SANITÀ

I medici di famiglia disertano, coop nelle Case di Comunità

Schillaci (troppo) fiducioso nella risposta dei camici bianchi a operare nelle nuove strutture. Dalla categoria segnali di forte resistenza per questioni di orario e di soldi. La dead line di giugno 2026. Barillà (Smi): "Finirà che verranno date in appalto" con l'impiego dei gettonisti

Medici di famiglia pronti a rispondere alla chiamata del Governo dirigendosi verso le case di comunità felici come i sette nani andando a lavorare? Quella del ministro della Salute Orazio Schillaci più che una convinzione, come ha sostenuto nel corso del Festival della Prevenzione, pare una pia illusione.

Da tempo il fronte della medicina generale è in subbuglio di fronte alla prospettiva di dover dedicare parte dell’orario alle future strutture previste dal Pnrr e uno dei pilastri della tanto annunciata riforma della medicina territoriale. Problemi proprio di orario, da conciliare con quello degli ambulatori e delle visite domiciliari, ma anche logistici legati agli spostamenti per raggiungere la casa di comunità in cui prestare servizio. E poi, non ultimo come sempre, l’aspetto economico con immancabili ulteriori richieste.

Un percorso tutto in salita, con il rischio di traumatiche scivolate. Pur in un approccio ottimistico e speranzoso, nelle parole di Schillaci non è difficile leggere la più che giustificata preoccupazione di trovarsi di fronte a scatole vuote. “Nessun cambiamento reale può avvenire nella sanità italiana se non c'è un coinvolgimento pieno dei medici di base” ha premesso il ministro aggiungendo di essere “certo che i medici di base dovranno dare e daranno un contributo anche nella medicina territoriale. Non è pensabile che noi partiamo con la medicina territoriale, con le case di comunità, e non ci sia un impegno orario dei medici di base, da discutere con loro”. Invece, il rischio sempre più concreto è proprio quello, accentuato dalla carenza di professionisti che riguarda in maniera pesante anche gli stessi medici di famiglia, con numerosi territori scoperti e il massimale degli assistiti superato quasi sempre in deroga ai limiti previsti. Su questo aspetto Schillaci sostiene che "dobbiamo pensare che il vero problema è da oggi fino al 2028, in cui c'è una gobba pensionistica che andrà a incidere molto”. Tempi che incrociano quelli dell’avvio delle case e degli ospedali di comunità fissati entro il giugno 2026, pena la perdita dei finanziamenti del Pnrr.

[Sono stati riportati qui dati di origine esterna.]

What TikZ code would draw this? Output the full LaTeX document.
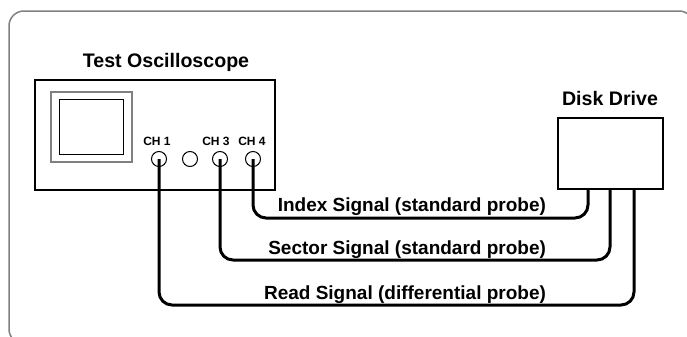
\documentclass[tikz,border=0pt]{standalone}
\usepackage{fontspec}
\setmainfont{Liberation Sans}
\usetikzlibrary{positioning}
\tikzset{
	unit/.style={draw,line width=1.2pt,inner sep=0pt},
	jack/.style={draw,circle,line width=0.5pt,inner sep=0pt,minimum size=7.5pt},
	cable/.style={line width=1.5pt,rounded corners=6.5pt},
	title/.style={font=\fontsize{9.8}{11}\selectfont\bfseries,anchor=base},
	siglabel/.style={font=\fontsize{9.5}{11}\selectfont\bfseries,anchor=base east},
	chlabel/.style={font=\fontsize{6}{7}\selectfont\bfseries,anchor=base}
}

\begin{document}
\begin{tikzpicture}[x=0.5pt,y=-0.5pt]
	\useasboundingbox (0,0) rectangle (687,337);
	\clip (0,0) rectangle (687,337);

	% frame
	\draw[gray,line width=0.75pt,rounded corners=7.5pt] (9,11) rectangle (694,344);

	% oscilloscope
	\node[unit,minimum width=120pt,minimum height=55pt] (scope) at (155,135) {};
	\node[title] (scopetitle) at (166,68) {Test Oscilloscope};
	\node[draw=gray,line width=0.6pt,inner sep=0pt,minimum width=40.5pt,minimum height=35pt] (bezel) at (91.5,127) {};
	\node[draw,line width=0.7pt,inner sep=0pt,minimum width=32pt,minimum height=27.5pt] (screen) at (bezel.center) {};

	% inputs
	\node[jack] (ch1) at (159,159) {};
	\node[jack] (ch2) at (190,159) {};
	\node[jack] (ch3) at (220,159) {};
	\node[jack] (ch4) at (253,159) {};
	\node[chlabel] (ch1lbl) at (157,145) {CH 1};
	\node[chlabel] (ch3lbl) at (216,145) {CH 3};
	\node[chlabel] (ch4lbl) at (252,145) {CH 4};

	% disk drive
	\node[unit,minimum width=52.5pt,minimum height=35.5pt] (drive) at (610.5,153.5) {};
	\node[title] (drivetitle) at (610,105) {Disk Drive};
	\coordinate (pidx) at (588,189);
	\coordinate (psec) at (610,189);
	\coordinate (pread) at (634,189);

	% cables
	\draw[cable] (ch4.center) |- (pidx |- 0,218) -- (pidx);
	\draw[cable] (ch3.center) |- (psec |- 0,260) -- (psec);
	\draw[cable] (ch1.center) |- (pread |- 0,305) -- (pread);

	\node[siglabel] (idxlbl) at (553,212) {Index Signal (standard probe)};
	\node[siglabel] (seclbl) at (553,254) {Sector Signal (standard probe)};
	\node[siglabel] (readlbl) at (553,299) {Read Signal (differential probe)};
\end{tikzpicture}
\end{document}
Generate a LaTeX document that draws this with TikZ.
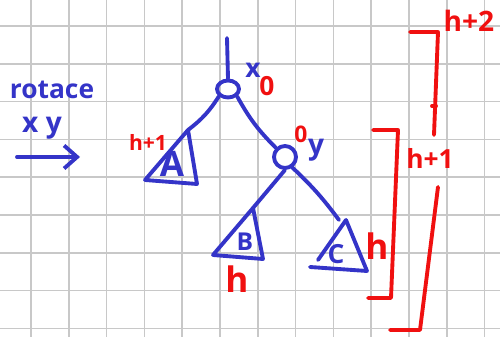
\documentclass[tikz,border=0pt]{standalone}
\usepackage{fontspec}
\setmainfont{Open Sans}
\usepackage{tikz}
\usetikzlibrary{calc}
\usetikzlibrary{shapes}
\usetikzlibrary{arrows.meta}
\definecolor{pen_blue}{RGB}{52,52,200}
\definecolor{pen_red}{RGB}{240,16,16}
\definecolor{paper_grid}{RGB}{200,200,200}

\begin{document}
\begin{tikzpicture}[x=0.02cm,y=-0.02cm,line cap=round,line join=round,
  blue_ink/.style={draw=pen_blue,line width=2.2pt},
  red_ink/.style={draw=pen_red,line width=2.2pt},
  blue_txt/.style={text=pen_blue,inner sep=0pt},
  red_txt/.style={text=pen_red,inner sep=0pt}]
\useasboundingbox[fill=white] (0,0) rectangle (500,337);
\foreach \i in {0,...,12} \draw[paper_grid,line width=0.9pt] (31+\i*37.8,0) -- (31+\i*37.8,337);
\foreach \j in {0,...,8} \draw[paper_grid,line width=0.9pt] (0,26+\j*37.8) -- (500,26+\j*37.8);

\node[name=rotace, blue_txt, anchor=base, font=\fontsize{15}{15}\selectfont\bfseries] at (52,99) {rotace};
\node[name=xy, blue_txt, anchor=base, font=\fontsize{16}{16}\selectfont\bfseries] at (42,133) {x y};
\coordinate (arr_start) at (17,157);
\coordinate (arr_end) at (80,157);
\draw[blue_ink, -{Straight Barb[length=0.26cm,width=0.46cm]}] (arr_start) -- (arr_end);

\coordinate (root_in) at (227,38);
\node[name=root_x, ellipse, blue_ink, inner sep=0pt, minimum width=0.44cm, minimum height=0.34cm] at (228,89) {};
\node[name=y_node, circle, blue_ink, inner sep=0pt, minimum size=0.44cm] at (285,157) {};

\coordinate (A_top) at (188,130);
\coordinate (A_left) at (145,180);
\coordinate (A_right) at (197,184);
\coordinate (B_top) at (253,208);
\coordinate (B_left) at (213,255);
\coordinate (B_right) at (263,259);
\coordinate (C_top) at (346,220);
\coordinate (C_side) at (318,260);
\coordinate (C_right) at (367,271);
\coordinate (C_left) at (310,267);

\draw[blue_ink] (A_top) -- (A_left) -- (A_right) -- cycle;
\draw[blue_ink] (B_top) -- (B_left) -- (B_right) -- cycle;
\draw[blue_ink] (C_side) -- (C_top) -- (C_right) -- (C_left);
\node[name=A, blue_txt, font=\fontsize{20}{20}\selectfont\bfseries] at (172,164) {A};
\node[name=B, blue_txt, font=\fontsize{14}{14}\selectfont\bfseries] at (245,242) {B};
\node[name=C, blue_txt, font=\fontsize{15}{15}\selectfont\bfseries] at (336,254) {C};

\draw[blue_ink] (root_in) -- (root_x.north);
\draw[blue_ink] (root_x.south west) to[bend left=10] (A_top);
\draw[blue_ink] (root_x.south east) to[bend right=8] (y_node.north west);
\draw[blue_ink] (y_node.south) -- (B_top);
\draw[blue_ink] (y_node.-55) to[bend left=5] ($(C_top)+(-7,0)$);

\node[name=x_lbl, blue_txt, font=\fontsize{15}{15}\selectfont\bfseries] at (253,70) {x};
\node[name=x_bal, red_txt, font=\fontsize{15}{15}\selectfont\bfseries] at (267,86) {0};
\node[name=y_bal, red_txt, font=\fontsize{13}{13}\selectfont\bfseries] at (301,134) {0};
\node[name=y_lbl, blue_txt, font=\fontsize{16}{16}\selectfont\bfseries] at (316,150) {y};
\node[name=A_h, red_txt, font=\fontsize{12}{12}\selectfont\bfseries] at (148,142) {h+1};
\node[name=B_h, red_txt, font=\fontsize{20}{20}\selectfont\bfseries] at (237,279) {h};
\node[name=C_h, red_txt, font=\fontsize{20}{20}\selectfont\bfseries] at (377,246) {h};

\draw[red_ink] (373,130) -- (398,130) -- (391,298) -- (368,298);
\draw[red_ink] (410,32) -- (438,32) -- (434,135);
\draw[red_ink] (432,106) -- (436,106);
\draw[red_ink] (438,187) -- (420,330) -- (390,330);
\node[name=mid_h, red_txt, font=\fontsize{15}{15}\selectfont\bfseries] at (430,158) {h+1};
\node[name=top_h, red_txt, font=\fontsize{16}{16}\selectfont\bfseries] at (469,21) {h+2};
\end{tikzpicture}
\end{document}
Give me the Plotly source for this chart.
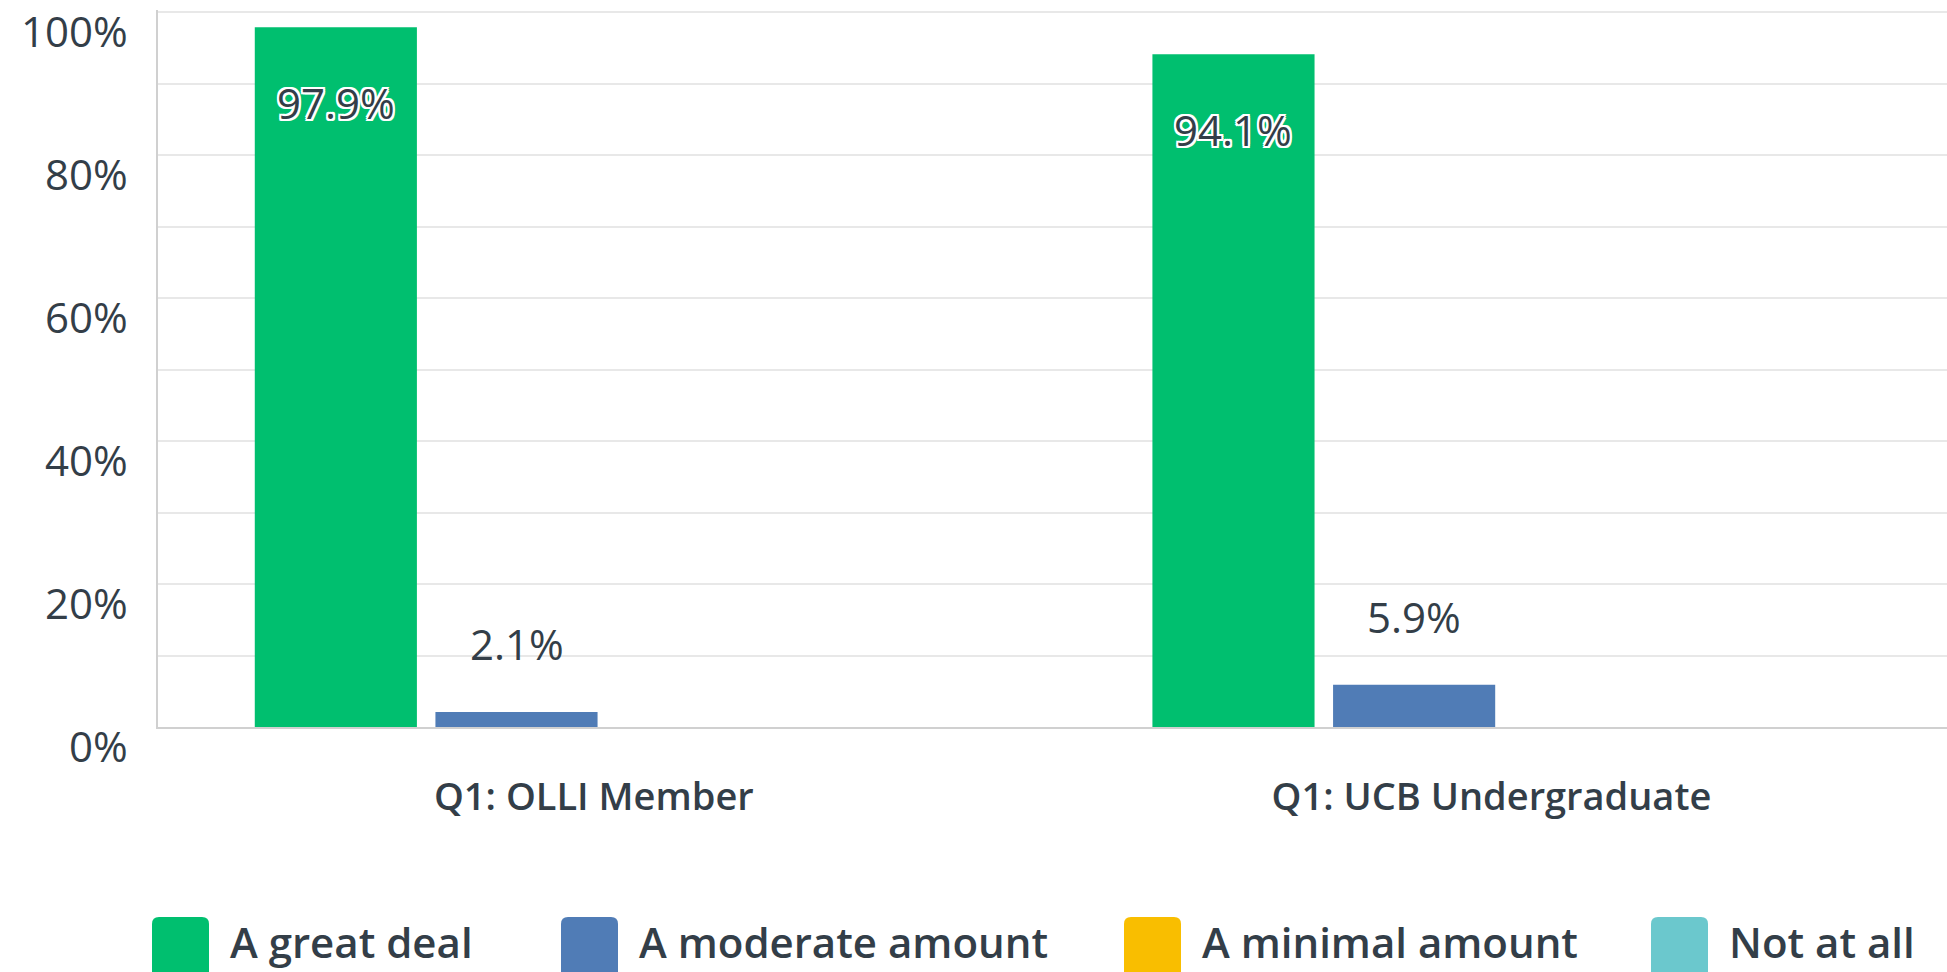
import plotly.graph_objects as go

# ---- data ----
categories = ["Q1: OLLI Member", "Q1: UCB Undergraduate"]
series_names = ["A great deal", "A moderate amount", "A minimal amount", "Not at all"]
great_deal = [97.9, 94.1]
moderate_amount = [2.1, 5.9]
minimal_amount = [0.0, 0.0]
not_at_all = [0.0, 0.0]
series_values = [great_deal, moderate_amount, minimal_amount, not_at_all]
series_colors = ["#00BF6F", "#507CB6", "#F9BE00", "#6BC8CD"]
y_tick_values = [0, 10, 20, 30, 40, 50, 60, 70, 80, 90, 100]
y_label_values = [0, 20, 40, 60, 80, 100]
y_label_texts = ["0%", "20%", "40%", "60%", "80%", "100%"]

FONT = "Open Sans"
TEXT_COLOR = "#333E48"
BARGAP = 0.195
BARGROUPGAP = 0.1025

W, H = 1947, 972
ML, MR, MT, MB = 158, 0, 10, 245
pw = W - ML - MR
ph = H - MT - MB


def px_x(p):
    return (p - ML) / pw


def px_y(p):
    return (H - MB - p) / ph


fig = go.Figure()
for name, vals, col in zip(series_names, series_values, series_colors):
    fig.add_trace(go.Bar(x=categories, y=vals, name=name, marker_color=col,
                         marker_line_width=0, showlegend=False, hoverinfo="x+y+name"))

# data labels placed at each bar's own centre
n = len(series_names)
group_w = 1 - BARGAP
slot = group_w / n
halo = "-2px -2px 0 #fff, 2px -2px 0 #fff, -2px 2px 0 #fff, 2px 2px 0 #fff, 0 2px 0 #fff, 0 -2px 0 #fff, 2px 0 0 #fff, -2px 0 0 #fff"
for j, vals in enumerate(series_values):
    off = -group_w / 2 + (j + 0.5) * slot
    for i, v in enumerate(vals):
        if v <= 0:
            continue
        inside = v > 50
        fig.add_annotation(
            x=i + off, y=v, xref="x", yref="y", text=f"{v:.1f}%", showarrow=False,
            yshift=-75 if inside else 68,
            font=dict(family=FONT, size=42, color=TEXT_COLOR,
                      shadow=halo if inside else "none"),
        )

# y tick labels (sit a little below their gridline)
for v, t in zip(y_label_values, y_label_texts):
    fig.add_annotation(x=0, y=v, xref="paper", yref="y", text=t, showarrow=False,
                       xanchor="right", yanchor="middle", xshift=-28, yshift=-18,
                       font=dict(family=FONT, size=42, color=TEXT_COLOR))


# custom legend (large rounded swatches)
def rounded_rect(x0p, x1p, y0p, y1p, r):
    x0, x1 = px_x(x0p), px_x(x1p)
    yt, yb = px_y(y0p), px_y(y1p)
    rx = r / pw
    ry = r / ph
    return (f"M {x0 + rx} {yt} L {x1 - rx} {yt} Q {x1} {yt} {x1} {yt - ry} "
            f"L {x1} {yb + ry} Q {x1} {yb} {x1 - rx} {yb} L {x0 + rx} {yb} "
            f"Q {x0} {yb} {x0} {yb + ry} L {x0} {yt - ry} Q {x0} {yt} {x0 + rx} {yt} Z")


legend_left = [152, 561, 1124, 1651]
for name, col, lx in zip(series_names, series_colors, legend_left):
    fig.add_shape(type="path", xref="paper", yref="paper",
                  path=rounded_rect(lx, lx + 57, 917, 985, 7),
                  fillcolor=col, line_width=0, layer="above")
    fig.add_annotation(xref="paper", yref="paper", x=px_x(lx + 76), y=px_y(941),
                       text=name, showarrow=False, xanchor="left", yanchor="middle",
                       font=dict(family=FONT, size=42, color=TEXT_COLOR, weight=600))

fig.update_layout(
    width=W, height=H,
    margin=dict(l=ML, r=MR, t=MT, b=MB),
    paper_bgcolor="white", plot_bgcolor="white",
    barmode="group", bargap=BARGAP, bargroupgap=BARGROUPGAP,
    showlegend=False,
    font=dict(family=FONT, color=TEXT_COLOR),
)
fig.update_xaxes(range=[-0.5, 1.493], showgrid=False, showline=True, linecolor="#D0D0D0",
                 linewidth=2, ticks="", tickfont=dict(size=38, color=TEXT_COLOR, weight=600),
                 ticklabelstandoff=35, ticklabelshift=-13, zeroline=False)
fig.update_yaxes(range=[0, 100.3], tickvals=y_tick_values, showticklabels=False,
                 showgrid=True, gridcolor="#E8E8E8", gridwidth=2, showline=True,
                 linecolor="#D0D0D0", linewidth=2, ticks="", zeroline=False)

fig.write_html("out.html", config={"displayModeBar": False},
               post_script="document.body.style.margin='0';document.body.style.overflow='hidden';")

Con medici di famiglia a dir poco restii a passare parte del loro tempo nelle nuove strutture sul territorio e l’obbligo di far entrare queste ultime in funzione, come si risolverà la questione? Amara, ma non certo lontana dal verosimile la prospettiva che indica Antonio Barillà, segretario per il Piemonte del sindacato dei medici Smi: “Saranno date in gestione alle cooperative”. Per il sindacalista, egli stesso medico di famiglia, “le case di comunità saranno un bluff. A meno che non si voglia cambiare radicalmente l'organizzazione capillare degli ambulatori dei medici di famiglia”. Per Barillà queste strutture “potranno funzionare nelle grandi aree urbane, ma solo se i medici di medicina generale saranno dipendenti. Purtroppo una buona parte degli attuali ambulatori dei medici di medicina generale si trovano in aree a bassa densità abitativa dove gli abitanti sono soprattutto anziani con grandi difficoltà negli spostamenti per raggiungere le future fantomatiche case di comunità dislocate a decine di chilometri di distanza”. 

In Piemonte le case di comunità previste, tra quelle finanziate dal Pnrr e quelle realizzate con i fondi della Regione, dovrebbero essere 91, i cui 18 a Torino dove il cronoprogramma definito dal direttore generale dell’Asl Città di Torino Carlo Picco prevede il completamento con un notevole anticipo rispetto all’estate del 2026. Resta, ovunque, il problema principale, ovvero quello del personale. Se i medici di famiglia deluderanno le traballanti certezze del ministro, facile prevedere un nuovo terreno di conquista e di business per i gettonisti delle coop che già affollano gli ospedali.